Élus menacés, infirmière poignardée, policiers tués dans un accident de la route… Le président de la République a comparé, ce mercredi 24 mai en Conseil des ministres, les violences « quelle que soit la cause » à un « processus de décivilisation » : « Il faut être intraitable sur le fond. Aucune violence n’est légitime, qu’elle soit verbale ou contre les personnes. Il faut travailler en profondeur pour contrer ce processus de décivilisation », aurait précisément déclaré le président de la République. Cette expression se veut une « interpellation de la société » sur elle-même, parce que « le politique n’est pas le seul responsable », a expliqué en outre un proche du chef de l’Etat cité par le Parisien.

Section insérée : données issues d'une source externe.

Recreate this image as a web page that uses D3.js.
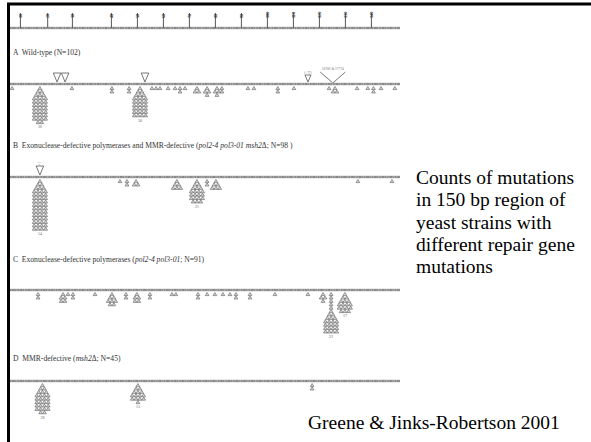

D’où vient le terme « décivilisation » ?
Le concept de « décivilisation » est à l’origine issu de la recherche en sociologie. Il renvoie au chercheur Norbert Elias, qui l’a développé avant la Seconde Guerre mondiale, rappelle le Huffingtonpost. Dans l’un de ses ouvrages publié en deux parties (La Civilisation des mœurs et La Dynamique de l’Occident), le sociologue britannico-allemand « analyse les évolutions des mœurs et les ressorts culturels et sociaux de l’apparition et de la montée du national-socialisme en Allemagne ». Mais le terme a depuis été utilisé par l’extrême droite : « Décivilisation » est notamment le titre d’un livre du théoricien Renaud Camus, chantre du « grand remplacement ». La droite s’est aussi emparée de ce terme. David Lisnard (le maire LR de Cannes) et Bruno Retailleau, le président des sénateurs LR, l’ont prononcé ce mercredi 24 mai. Selon ce dernier, les maires « sont confrontés à une forme de décivilisation de notre société, un ensauvagement ». Pour David Lisnard, l’agression dont le maire de Saint-Brévin a été victime, « est un révélateur de l’impuissance publique croissante de l’État et de l’ensauvagement de notre société, reflet d’une décivilisation caractérisée par une perte de repères et de sens. »
La gauche affligée, l’extrême droite confortée
Plusieurs élus écologistes ou de la France Insoumise ont vivement réagi sur les réseaux sociaux. « Soit le président de la République est en réalité dépourvu d’intelligence du verbe, d’inhibition républicaine et de réflexion sur les mots qu’il emploie. Soit le président de la République sait ce qu’il fait en reprenant les thèmes et les termes de l’extrême droite », s’interroge par exemple le député Génération⋅s Benjamin Lucas sur Twitter, quand son collègue (LFI) Alexis Corbière ajoute : « Considérer que ce serait pure coïncidence est soit une farce, soit affligeant. »
Soit le Président de la République est en réalité dépourvu d’intelligence du verbe, d’inhibition républicaine et de réflexion sur les mots qu’il emploie.
Soit le Président de la République sait ce qu’il fait en reprenant les thèmes et les termes de l’extrême droite. https://t.co/2lqBJjwPeg
— Benjamin LUCAS (@Benjam1Lucas) May 24, 2023
À l’opposé, Marine Le Pen s’est félicité de l’utilisation du mot « décivilisation » par le chef de l’Etat. Il « vient une fois de plus de nous donner raison », a estimé la présidente du RN sur Cnews. « La décivilisation c’est la barbarie (…), donc en réalité Emmanuel Macron vient une fois de plus, si je puis me permettre, nous donner raison sur le constat que nous faisons », a-t-elle ajouté.